To Have and Have Not – Ranks of Millionaires, Impoverished Both Are Climbing
America has a growing number of millionaires -- and food stamp recipients.
August 5, 2010— -- Considering the U.S. economy is still struggling, newly-released data showing an all-time record number of food stamp recipients – 40.8 million in May, up by 400,000 compared to April – shouldn't surprise many people.
On the other hand, it may seem peculiar that there was a sharp increase in the number of millionaires.
Yet, according to a newly released report from wealth tracking consultants Capgemini, the number of millionaires across ten major U.S. metropolitan areas increased 17.5 percent in 2009 over 2008. New York City has the most millionaires, 667,000, up 18.7 percent.
The swelling ranks of the millionaires' club comes even as a growing number of people, nearly 40 million at last count, are living in poverty. But trying to draw any hard conclusions from these two seemingly opposing trends is no walk down easy street, even for those specializing in economic research.
"There are going to be commentators who say this shows a greater concentration of wealth in fewer hands or that the rich are soaking the poor, but it's not necessarily the case," said Kristin Seefeldt, a researcher affiliated with the National Poverty Center at the University of Michigan.
"I do think the fact that there are more millionaires at the same time as there are greater numbers of people living below the poverty line should get us all thinking about what we can do as a society to help the people at the lower end," Seefeldt said.
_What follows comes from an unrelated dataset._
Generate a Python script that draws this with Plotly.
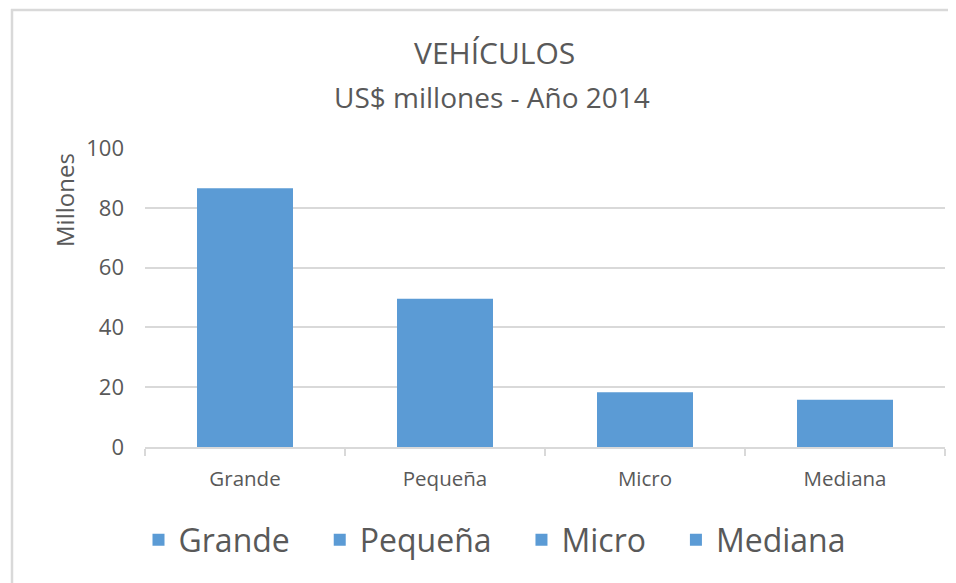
import plotly.graph_objects as go

categories = ["Grande", "Pequeña", "Micro", "Mediana"]
values = [86.5, 49.6, 18.3, 15.8]
y_ticks = [0, 20, 40, 60, 80, 100]

BAR = "#5B9BD5"
TXT = "#595959"
GRID = "#D9D9D9"
FONT = "Open Sans"

fig = go.Figure()
for c, v in zip(categories, values):
    fig.add_trace(go.Bar(x=[c], y=[v], name=c + "\u00a0\u00a0\u00a0",
                         marker=dict(color=BAR, line=dict(width=0)), width=0.48))

OFF = 8  # page body margin
W, H = 948, 575
PL, PR, PT, PB = 145, 945, 148, 447  # plot area in screenshot pixels
L = PL - OFF
T = PT - OFF
R = W - (PR - OFF)
B = H - (PB - OFF)
pw = PR - PL
ph = PB - PT

def px(x):
    return (x - PL) / pw

def py(y):
    return (PB - y) / ph

fig.update_layout(
    width=W, height=H,
    margin=dict(l=L, r=R, t=T, b=B),
    paper_bgcolor="white", plot_bgcolor="white",
    barmode="overlay",
    showlegend=True,
    legend=dict(orientation="h", x=px(507), xanchor="center", y=py(540), yanchor="middle",
                font=dict(family=FONT, size=32, color=TXT), itemwidth=30,
                traceorder="normal", tracegroupgap=0, itemclick=False),
    font=dict(family=FONT, color=TXT),
    xaxis=dict(categoryorder="array", categoryarray=categories, range=[-0.5, 3.5],
               showline=True, linecolor=GRID, linewidth=1.5,
               ticks="outside", tickson="boundaries", ticklen=7, tickcolor=GRID, tickwidth=1.5,
               tickfont=dict(family=FONT, size=20.5, color=TXT), ticklabelstandoff=13,
               showgrid=False),
    yaxis=dict(range=[0, 100], tickvals=y_ticks, showgrid=True, gridcolor=GRID, gridwidth=1.5,
               zeroline=False, showline=False, ticks="",
               tickfont=dict(family=FONT, size=22, color=TXT), ticklabelstandoff=20),
    annotations=[
        dict(text="VEHÍCULOS", xref="paper", yref="paper", x=px(494), y=py(52),
             xanchor="center", yanchor="middle", showarrow=False,
             font=dict(family=FONT, size=30, color=TXT)),
        dict(text="US$ millones - Año 2014", xref="paper", yref="paper", x=px(492), y=py(97),
             xanchor="center", yanchor="middle", showarrow=False,
             font=dict(family=FONT, size=28, color=TXT)),
        dict(text="Millones", xref="paper", yref="paper", x=px(64), y=py(200),
             xanchor="center", yanchor="middle", showarrow=False, textangle=-90,
             font=dict(family=FONT, size=24, color=TXT)),
    ],
    shapes=[
        dict(type="line", xref="paper", yref="paper", x0=px(12), x1=px(12), y0=py(9), y1=py(600),
             line=dict(color=GRID, width=2.5)),
        dict(type="line", xref="paper", yref="paper", x0=px(11), x1=px(1000), y0=py(10), y1=py(10),
             line=dict(color=GRID, width=2.5)),
    ],
)

fig.write_html("out.html")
"What are our obligations? I'm not talking about wealth redistribution. I'm talking about a basic safety net, one that is wearing away and being pushed to the extreme."
The gap between the haves and the have-nots has been widening for the past four decades, according to David Johnson, chief of the U.S. Census Bureau's Housing and Household Economics Statistics Division.
Johnson pointed to historical comparisons of the annual income of the wealthiest 10 percent of Americans versus that of the poorest 10 percent.
In 1967, the first year the Census Bureau began tracking economic disparity, the richest ten percent of the country made, on average, $84,800, or roughly 9 times as much as the poorest ten percent.
In 1986, the wealthiest ten percent made ten times as much as the poorest.
In 2008, the most recent statistical period available, the wealthiest Americans earned, on average, $138,300, or 11.4 times as much as the poorest.